Five weeks is a long time in the life of a duckling, and it turned out to be exactly long enough for something remarkable to happen in plain sight. Week by week, Cheese and Quackers changed. The yellow fluff gave way to feathers. Their shapes shifted. Their movements became more deliberate, more duck-like. The children noticed every step of it, often before I did.
This is Truth. Not the truth of a book, but the truth of direct experience. The children didn’t need to be told that ducklings grow into ducks. They watched it happen. They held the evidence in their hands.


Two Invitations: Paint and Feathers
Alongside the daily, unhurried work of observing and caring, there were two simple creative invitations.
The first was yellow paint. Big paper, one colour, no instructions. The invitation wasn’t to paint a duck but to pay attention to what yellow feels like. What emerged was striking. The paintings were gestural and layered, full of movement, with sweeping strokes and thick pooled colour that echoed something the children had been studying up close: the soft, warm down of a duckling. They had looked so carefully that their hands knew things their words hadn’t caught up to yet.
One child stepped back from a finished painting and said: “I made a big one!”
That moment, the pride, the authorship, the sense of having made something real, is Expression in the fullest sense that Ontario’s How Does Learning Happen? describes it. Paint is a language. A brushstroke is a sentence.
The second invitation came from an unexpected material: duck feathers. Painting with feathers and watercolour let the children feel the flex of a quill and the soft drag of barbs across wet paper. The feathers didn’t come from Cheese and Quackers themselves, but the connection wasn’t lost on the children. They were painting with the same remarkable structure their ducklings were slowly and visibly growing into. A small bridge between art and science, built almost without trying.


Mostly, We Observed and Loved Them
There is a temptation in early childhood education to fill every moment with a planned experience, to justify the learning with activities and documented provocations.
The heart of this inquiry was simpler than any of that.
Mostly, the children sat with Cheese and Quackers. They watched.
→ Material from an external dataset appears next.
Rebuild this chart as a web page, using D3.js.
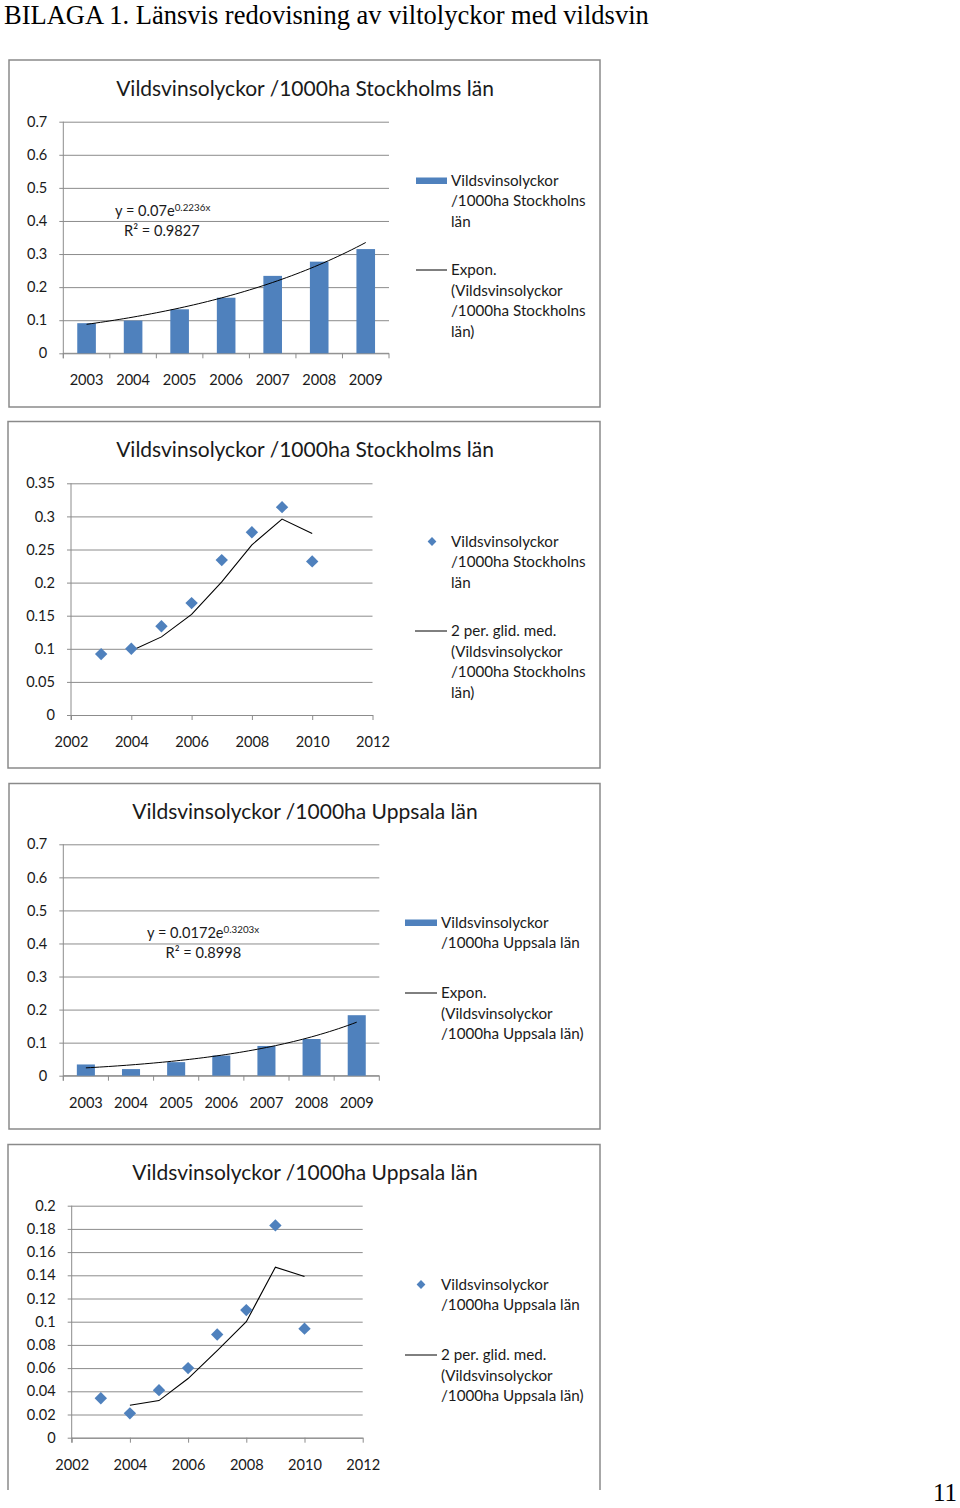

They noticed. They asked questions at unexpected moments, mid-snack, mid-story, mid-nothing-in-particular. They checked on them in the morning. They talked about them at pickup. They held them gently and were held, in a way, right back.
Humility, is the understanding that we are not above the natural world but part of it. Children seem to know this without being taught. They did not approach these ducklings as entertainment or curriculum. They approached them as neighbours. As beings deserving of care and attention.
Bravery, showed up in subtle but noticeable ways: in the child who wasn’t sure and reached out anyway, in sitting still when stillness was hard, in choosing gentleness even when excitement made it difficult.
And underneath it all, Wisdom, accumulated the way it always does in young children, slowly, through the body, through repetition, through being fully present with something real.

What the Children Showed
Across five weeks, the children demonstrated learning that touched every foundation of How Does Learning Happen?
Belonging. Cheese and Quackers became part of the community. The children spoke about them with ownership and warmth, calling them our ducklings. Caring for them together created connection not just between children and ducks, but between children and each other.
Well-Being. There is something genuinely settling about the presence of a small, warm, living creature. Children who were having a hard morning sought them out. The ducklings offered something quieting that couldn’t be manufactured.
Engagement. This inquiry sustained itself for five weeks without a single planned extension. The children brought it back again and again with new observations and new questions. That is what real engagement looks like. It doesn’t need to be renewed. It renews itself.
Expression. Through paint, through feathers and watercolour, through shouting “Quackers is getting big!” across the room, the children expressed what they knew in every way available to them.
Honesty in Small Hands
There were harder moments too, and I didn’t look away from them.
Children asked where Cheese and Quackers would go when they left. They asked whether ducks get lonely. One child wanted to know if ducks miss people. These questions were held with care and answered honestly, as best I could. I don’t know if ducks miss people. I do know that the children will remember these ducks.
Honesty, in its fullest form, means sitting with children in the questions that don’t have tidy answers. Trusting them to hold complexity. Not rushing to reassurance when what a child really needs is to be heard.
When They Left
Cheese and Quackers left the way you hope all good things do, known, loved, and ready. They are going to live with the grandmother of one of my students, somewhere with space and care waiting for them.
The children knew it was coming. Each one took time today to say goodbye, in their own way, in their own words. Some held them a little longer. Some just watched. There is something profound about a child choosing how to mark a farewell, with no prompting needed and no script. They knew what the moment asked of them.
The learning web will come down. The paintings will come down. But the learning, the moments shared with two small ducks named Cheese and Quackers, will leave indelible marks on their hearts.